Randomized Algorithms for Symmetric Nonnegative Matrix Factorization
Koby Hayashi, Sinan G. Aksoy, Grey Ballard, Haesun Park
TL;DR
This work introduces two randomized approaches for Symmetric Nonnegative Matrix Factorization (SymNMF): LAI-SymNMF, which accelerates computation by first forming a low-rank, symmetric input approximation before solving the factorization, and LvS-SymNMF, which uses leverage-score based sampling to accelerate the sequence of nonnegative least squares subproblems.
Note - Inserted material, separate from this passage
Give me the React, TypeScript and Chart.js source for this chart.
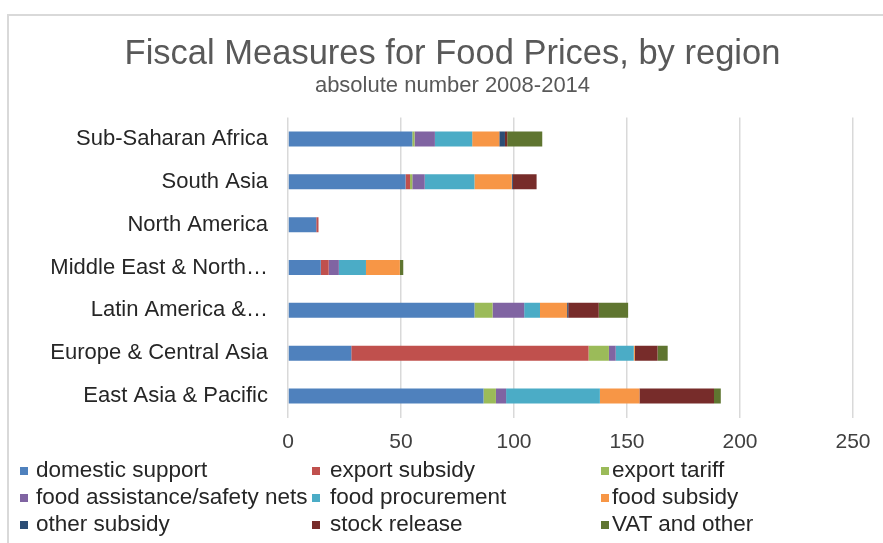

It provides theoretical guarantees that leverage-score sampling yields provable accuracy for convex least squares problems, including nonnegative least squares, and analyzes a hybrid sampling strategy that deterministically includes high-leverage rows to boost practical performance. Empirically, the methods deliver substantial speedups on large dense and sparse graphs (often 5x–7.5x) while preserving clustering quality, demonstrated on Web of Science and Microsoft Open Academic Graph datasets. The framework unifies randomized linear algebra tools with both alternating-update (ANLS/HALS) and all-at-once (PGNCG) SymNMF solvers, offering a versatile path toward scalable SymNMF for big-data clustering and information fusion tasks. Overall, the paper advances scalable SymNMF by (i) introducing robust randomized input sketching and sampling schemes, (ii) providing rigorous error and complexity analyses, and (iii) validating practical gains on real-world graphs.
Abstract
Symmetric Nonnegative Matrix Factorization (SymNMF) is a technique in data analysis and machine learning that approximates a symmetric matrix with a product of a nonnegative, low-rank matrix and its transpose. To design faster and more scalable algorithms for SymNMF we develop two randomized algorithms for its computation. The first algorithm uses randomized matrix sketching to compute an initial low-rank approximation to the input matrix and proceeds to rapidly compute a SymNMF of the approximation. The second algorithm uses randomized leverage score sampling to approximately solve constrained least squares problems. Many successful methods for SymNMF rely on (approximately) solving sequences of constrained least squares problems. We prove theoretically that leverage score sampling can approximately solve nonnegative least squares problems to a chosen accuracy with high probability. Additionally, we prove sampling complexity results for previously proposed hybrid sampling techniques which deterministically include high leverage score rows. This hybrid scheme is crucial for obtaining speeds ups in practice. Finally we demonstrate that both methods work well in practice by applying them to graph clustering tasks on large real world data sets. These experiments show that our methods approximately maintain solution quality and achieve significant speed ups for both large dense and large sparse problems.